## Source excerpt
START

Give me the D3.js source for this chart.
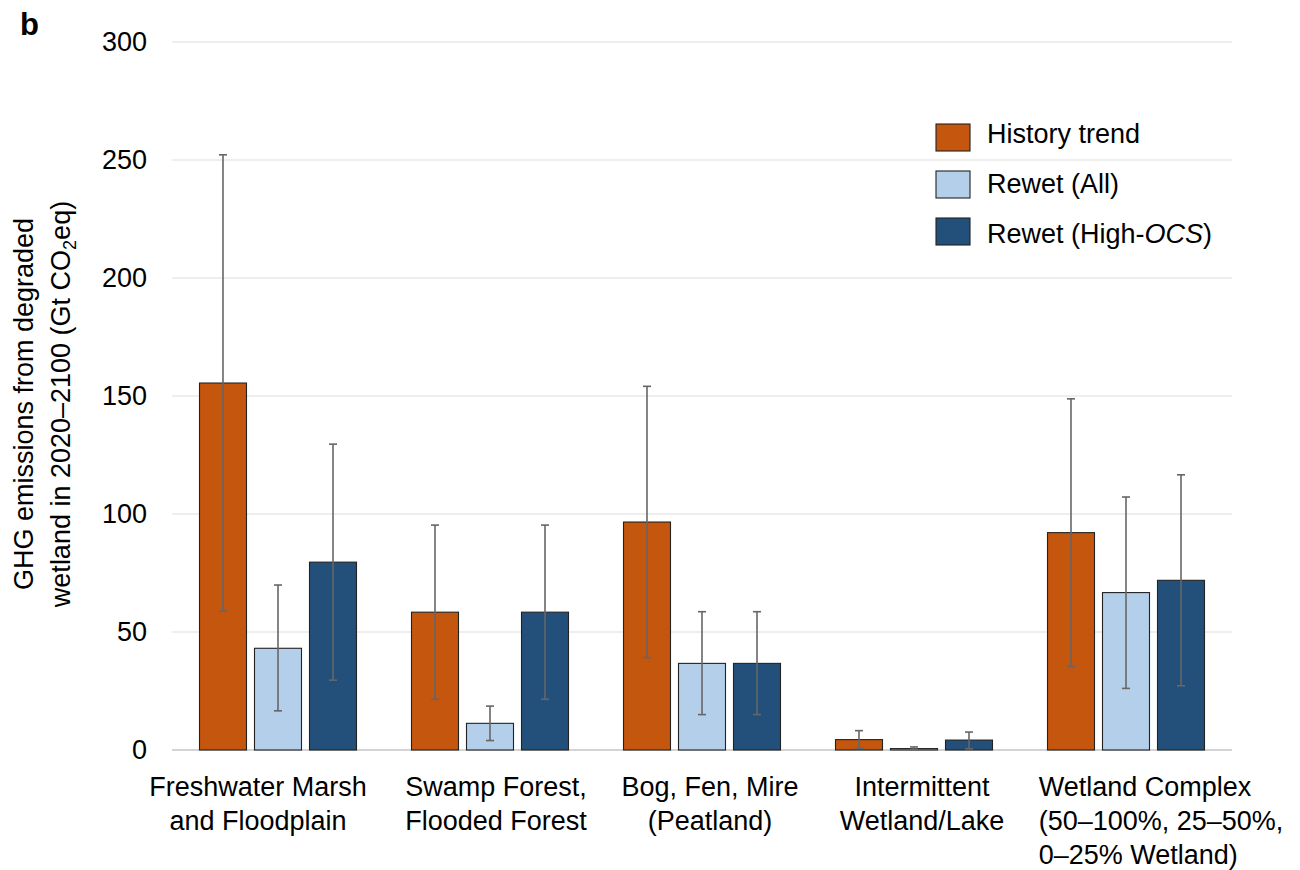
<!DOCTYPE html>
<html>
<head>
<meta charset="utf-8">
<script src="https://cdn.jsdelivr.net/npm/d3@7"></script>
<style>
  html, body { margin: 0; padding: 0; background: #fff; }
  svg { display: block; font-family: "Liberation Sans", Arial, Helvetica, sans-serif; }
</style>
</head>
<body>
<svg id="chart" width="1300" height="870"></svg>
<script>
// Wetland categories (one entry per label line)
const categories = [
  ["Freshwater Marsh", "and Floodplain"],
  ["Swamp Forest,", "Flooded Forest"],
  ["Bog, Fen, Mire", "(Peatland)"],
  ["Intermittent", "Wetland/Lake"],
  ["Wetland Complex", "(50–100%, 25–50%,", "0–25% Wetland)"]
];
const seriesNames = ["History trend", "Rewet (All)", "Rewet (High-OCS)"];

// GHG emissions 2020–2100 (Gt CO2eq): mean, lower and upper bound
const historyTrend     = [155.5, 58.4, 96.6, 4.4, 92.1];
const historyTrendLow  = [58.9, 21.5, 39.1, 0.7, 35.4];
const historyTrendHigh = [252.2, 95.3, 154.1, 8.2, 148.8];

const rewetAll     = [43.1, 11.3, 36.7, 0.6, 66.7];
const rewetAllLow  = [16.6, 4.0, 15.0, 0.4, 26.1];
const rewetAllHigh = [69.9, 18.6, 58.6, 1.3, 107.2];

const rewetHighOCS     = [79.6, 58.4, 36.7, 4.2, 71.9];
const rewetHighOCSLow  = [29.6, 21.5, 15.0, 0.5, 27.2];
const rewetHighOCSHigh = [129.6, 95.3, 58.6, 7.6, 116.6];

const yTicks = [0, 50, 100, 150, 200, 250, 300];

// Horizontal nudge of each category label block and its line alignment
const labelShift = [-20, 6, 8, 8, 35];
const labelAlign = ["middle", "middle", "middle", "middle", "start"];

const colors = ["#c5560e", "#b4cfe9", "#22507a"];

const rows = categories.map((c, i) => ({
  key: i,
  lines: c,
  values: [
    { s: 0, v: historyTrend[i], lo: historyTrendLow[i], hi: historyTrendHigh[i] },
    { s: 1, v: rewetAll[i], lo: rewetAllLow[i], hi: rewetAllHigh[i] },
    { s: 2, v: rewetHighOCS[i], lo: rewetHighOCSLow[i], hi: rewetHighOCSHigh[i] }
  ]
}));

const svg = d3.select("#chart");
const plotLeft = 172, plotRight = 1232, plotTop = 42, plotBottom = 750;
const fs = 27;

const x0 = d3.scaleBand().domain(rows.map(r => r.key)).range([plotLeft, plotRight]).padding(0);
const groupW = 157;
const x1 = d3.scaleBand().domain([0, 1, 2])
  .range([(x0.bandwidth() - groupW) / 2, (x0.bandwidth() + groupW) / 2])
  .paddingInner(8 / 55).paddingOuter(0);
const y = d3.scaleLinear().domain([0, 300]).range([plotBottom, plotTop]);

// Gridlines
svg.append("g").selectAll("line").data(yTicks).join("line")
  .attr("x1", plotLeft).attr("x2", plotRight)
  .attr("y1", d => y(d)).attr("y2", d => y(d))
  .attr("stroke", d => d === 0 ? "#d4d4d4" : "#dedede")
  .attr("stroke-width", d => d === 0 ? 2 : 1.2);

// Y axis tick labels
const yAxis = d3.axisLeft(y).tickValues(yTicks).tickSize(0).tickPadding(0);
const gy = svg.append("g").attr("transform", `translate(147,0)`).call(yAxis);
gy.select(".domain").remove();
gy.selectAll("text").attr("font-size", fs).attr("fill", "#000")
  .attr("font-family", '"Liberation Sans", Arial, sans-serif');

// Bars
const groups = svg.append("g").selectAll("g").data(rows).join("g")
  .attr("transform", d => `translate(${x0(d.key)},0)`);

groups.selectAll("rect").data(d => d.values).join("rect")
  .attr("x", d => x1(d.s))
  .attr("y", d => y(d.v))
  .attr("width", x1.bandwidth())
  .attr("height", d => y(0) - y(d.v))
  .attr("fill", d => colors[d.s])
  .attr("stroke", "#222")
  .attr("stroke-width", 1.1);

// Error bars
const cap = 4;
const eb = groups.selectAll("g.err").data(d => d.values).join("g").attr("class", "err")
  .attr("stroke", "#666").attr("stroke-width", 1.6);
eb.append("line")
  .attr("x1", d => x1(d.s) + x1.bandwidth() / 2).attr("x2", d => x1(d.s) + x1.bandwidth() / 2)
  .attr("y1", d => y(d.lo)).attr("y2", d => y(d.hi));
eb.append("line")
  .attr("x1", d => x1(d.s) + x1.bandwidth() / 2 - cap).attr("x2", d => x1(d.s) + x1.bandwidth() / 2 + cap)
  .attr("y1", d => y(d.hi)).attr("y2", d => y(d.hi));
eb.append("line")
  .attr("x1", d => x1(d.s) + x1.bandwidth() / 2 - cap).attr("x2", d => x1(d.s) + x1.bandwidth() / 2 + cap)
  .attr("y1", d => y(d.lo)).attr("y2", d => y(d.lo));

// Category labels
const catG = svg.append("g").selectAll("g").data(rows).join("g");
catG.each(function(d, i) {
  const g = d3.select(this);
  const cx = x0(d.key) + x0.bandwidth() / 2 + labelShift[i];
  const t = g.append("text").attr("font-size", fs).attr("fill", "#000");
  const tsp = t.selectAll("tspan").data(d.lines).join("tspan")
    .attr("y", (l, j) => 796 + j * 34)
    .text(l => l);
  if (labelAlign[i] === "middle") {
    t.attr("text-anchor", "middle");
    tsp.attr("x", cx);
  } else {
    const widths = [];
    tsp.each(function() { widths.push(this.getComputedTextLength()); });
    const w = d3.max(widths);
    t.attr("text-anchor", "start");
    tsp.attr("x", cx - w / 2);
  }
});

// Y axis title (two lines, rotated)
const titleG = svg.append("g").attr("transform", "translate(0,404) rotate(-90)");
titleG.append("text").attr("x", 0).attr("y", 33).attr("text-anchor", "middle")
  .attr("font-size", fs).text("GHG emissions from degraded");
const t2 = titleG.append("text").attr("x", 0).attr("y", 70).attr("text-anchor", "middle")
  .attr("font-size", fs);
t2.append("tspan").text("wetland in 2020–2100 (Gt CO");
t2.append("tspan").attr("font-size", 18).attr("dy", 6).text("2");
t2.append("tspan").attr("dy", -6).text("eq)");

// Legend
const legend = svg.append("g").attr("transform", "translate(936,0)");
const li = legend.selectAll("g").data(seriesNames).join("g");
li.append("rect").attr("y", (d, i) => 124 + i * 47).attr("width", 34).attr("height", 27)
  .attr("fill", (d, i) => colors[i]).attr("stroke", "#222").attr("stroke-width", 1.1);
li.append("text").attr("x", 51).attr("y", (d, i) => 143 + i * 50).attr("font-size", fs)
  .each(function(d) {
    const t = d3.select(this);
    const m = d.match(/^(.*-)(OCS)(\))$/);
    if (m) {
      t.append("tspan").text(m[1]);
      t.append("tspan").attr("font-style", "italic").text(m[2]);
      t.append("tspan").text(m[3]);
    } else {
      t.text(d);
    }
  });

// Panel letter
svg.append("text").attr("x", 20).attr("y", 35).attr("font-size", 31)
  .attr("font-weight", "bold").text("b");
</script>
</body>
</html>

END

## Requirements
Print out the material word for word, omitting the pictures.

## Response to this task
Give me the D3.js source for this chart.
<!DOCTYPE html>
<html>
<head>
<meta charset="utf-8">
<script src="https://cdn.jsdelivr.net/npm/d3@7"></script>
<style>
  html, body { margin: 0; padding: 0; background: #fff; }
  svg { display: block; font-family: "Liberation Sans", Arial, Helvetica, sans-serif; }
</style>
</head>
<body>
<svg id="chart" width="1300" height="870"></svg>
<script>
// Wetland categories (one entry per label line)
const categories = [
  ["Freshwater Marsh", "and Floodplain"],
  ["Swamp Forest,", "Flooded Forest"],
  ["Bog, Fen, Mire", "(Peatland)"],
  ["Intermittent", "Wetland/Lake"],
  ["Wetland Complex", "(50–100%, 25–50%,", "0–25% Wetland)"]
];
const seriesNames = ["History trend", "Rewet (All)", "Rewet (High-OCS)"];

// GHG emissions 2020–2100 (Gt CO2eq): mean, lower and upper bound
const historyTrend     = [155.5, 58.4, 96.6, 4.4, 92.1];
const historyTrendLow  = [58.9, 21.5, 39.1, 0.7, 35.4];
const historyTrendHigh = [252.2, 95.3, 154.1, 8.2, 148.8];

const rewetAll     = [43.1, 11.3, 36.7, 0.6, 66.7];
const rewetAllLow  = [16.6, 4.0, 15.0, 0.4, 26.1];
const rewetAllHigh = [69.9, 18.6, 58.6, 1.3, 107.2];

const rewetHighOCS     = [79.6, 58.4, 36.7, 4.2, 71.9];
const rewetHighOCSLow  = [29.6, 21.5, 15.0, 0.5, 27.2];
const rewetHighOCSHigh = [129.6, 95.3, 58.6, 7.6, 116.6];

const yTicks = [0, 50, 100, 150, 200, 250, 300];

// Horizontal nudge of each category label block and its line alignment
const labelShift = [-20, 6, 8, 8, 35];
const labelAlign = ["middle", "middle", "middle", "middle", "start"];

const colors = ["#c5560e", "#b4cfe9", "#22507a"];

const rows = categories.map((c, i) => ({
  key: i,
  lines: c,
  values: [
    { s: 0, v: historyTrend[i], lo: historyTrendLow[i], hi: historyTrendHigh[i] },
    { s: 1, v: rewetAll[i], lo: rewetAllLow[i], hi: rewetAllHigh[i] },
    { s: 2, v: rewetHighOCS[i], lo: rewetHighOCSLow[i], hi: rewetHighOCSHigh[i] }
  ]
}));

const svg = d3.select("#chart");
const plotLeft = 172, plotRight = 1232, plotTop = 42, plotBottom = 750;
const fs = 27;

const x0 = d3.scaleBand().domain(rows.map(r => r.key)).range([plotLeft, plotRight]).padding(0);
const groupW = 157;
const x1 = d3.scaleBand().domain([0, 1, 2])
  .range([(x0.bandwidth() - groupW) / 2, (x0.bandwidth() + groupW) / 2])
  .paddingInner(8 / 55).paddingOuter(0);
const y = d3.scaleLinear().domain([0, 300]).range([plotBottom, plotTop]);

// Gridlines
svg.append("g").selectAll("line").data(yTicks).join("line")
  .attr("x1", plotLeft).attr("x2", plotRight)
  .attr("y1", d => y(d)).attr("y2", d => y(d))
  .attr("stroke", d => d === 0 ? "#d4d4d4" : "#dedede")
  .attr("stroke-width", d => d === 0 ? 2 : 1.2);

// Y axis tick labels
const yAxis = d3.axisLeft(y).tickValues(yTicks).tickSize(0).tickPadding(0);
const gy = svg.append("g").attr("transform", `translate(147,0)`).call(yAxis);
gy.select(".domain").remove();
gy.selectAll("text").attr("font-size", fs).attr("fill", "#000")
  .attr("font-family", '"Liberation Sans", Arial, sans-serif');

// Bars
const groups = svg.append("g").selectAll("g").data(rows).join("g")
  .attr("transform", d => `translate(${x0(d.key)},0)`);

groups.selectAll("rect").data(d => d.values).join("rect")
  .attr("x", d => x1(d.s))
  .attr("y", d => y(d.v))
  .attr("width", x1.bandwidth())
  .attr("height", d => y(0) - y(d.v))
  .attr("fill", d => colors[d.s])
  .attr("stroke", "#222")
  .attr("stroke-width", 1.1);

// Error bars
const cap = 4;
const eb = groups.selectAll("g.err").data(d => d.values).join("g").attr("class", "err")
  .attr("stroke", "#666").attr("stroke-width", 1.6);
eb.append("line")
  .attr("x1", d => x1(d.s) + x1.bandwidth() / 2).attr("x2", d => x1(d.s) + x1.bandwidth() / 2)
  .attr("y1", d => y(d.lo)).attr("y2", d => y(d.hi));
eb.append("line")
  .attr("x1", d => x1(d.s) + x1.bandwidth() / 2 - cap).attr("x2", d => x1(d.s) + x1.bandwidth() / 2 + cap)
  .attr("y1", d => y(d.hi)).attr("y2", d => y(d.hi));
eb.append("line")
  .attr("x1", d => x1(d.s) + x1.bandwidth() / 2 - cap).attr("x2", d => x1(d.s) + x1.bandwidth() / 2 + cap)
  .attr("y1", d => y(d.lo)).attr("y2", d => y(d.lo));

// Category labels
const catG = svg.append("g").selectAll("g").data(rows).join("g");
catG.each(function(d, i) {
  const g = d3.select(this);
  const cx = x0(d.key) + x0.bandwidth() / 2 + labelShift[i];
  const t = g.append("text").attr("font-size", fs).attr("fill", "#000");
  const tsp = t.selectAll("tspan").data(d.lines).join("tspan")
    .attr("y", (l, j) => 796 + j * 34)
    .text(l => l);
  if (labelAlign[i] === "middle") {
    t.attr("text-anchor", "middle");
    tsp.attr("x", cx);
  } else {
    const widths = [];
    tsp.each(function() { widths.push(this.getComputedTextLength()); });
    const w = d3.max(widths);
    t.attr("text-anchor", "start");
    tsp.attr("x", cx - w / 2);
  }
});

// Y axis title (two lines, rotated)
const titleG = svg.append("g").attr("transform", "translate(0,404) rotate(-90)");
titleG.append("text").attr("x", 0).attr("y", 33).attr("text-anchor", "middle")
  .attr("font-size", fs).text("GHG emissions from degraded");
const t2 = titleG.append("text").attr("x", 0).attr("y", 70).attr("text-anchor", "middle")
  .attr("font-size", fs);
t2.append("tspan").text("wetland in 2020–2100 (Gt CO");
t2.append("tspan").attr("font-size", 18).attr("dy", 6).text("2");
t2.append("tspan").attr("dy", -6).text("eq)");

// Legend
const legend = svg.append("g").attr("transform", "translate(936,0)");
const li = legend.selectAll("g").data(seriesNames).join("g");
li.append("rect").attr("y", (d, i) => 124 + i * 47).attr("width", 34).attr("height", 27)
  .attr("fill", (d, i) => colors[i]).attr("stroke", "#222").attr("stroke-width", 1.1);
li.append("text").attr("x", 51).attr("y", (d, i) => 143 + i * 50).attr("font-size", fs)
  .each(function(d) {
    const t = d3.select(this);
    const m = d.match(/^(.*-)(OCS)(\))$/);
    if (m) {
      t.append("tspan").text(m[1]);
      t.append("tspan").attr("font-style", "italic").text(m[2]);
      t.append("tspan").text(m[3]);
    } else {
      t.text(d);
    }
  });

// Panel letter
svg.append("text").attr("x", 20).attr("y", 35).attr("font-size", 31)
  .attr("font-weight", "bold").text("b");
</script>
</body>
</html>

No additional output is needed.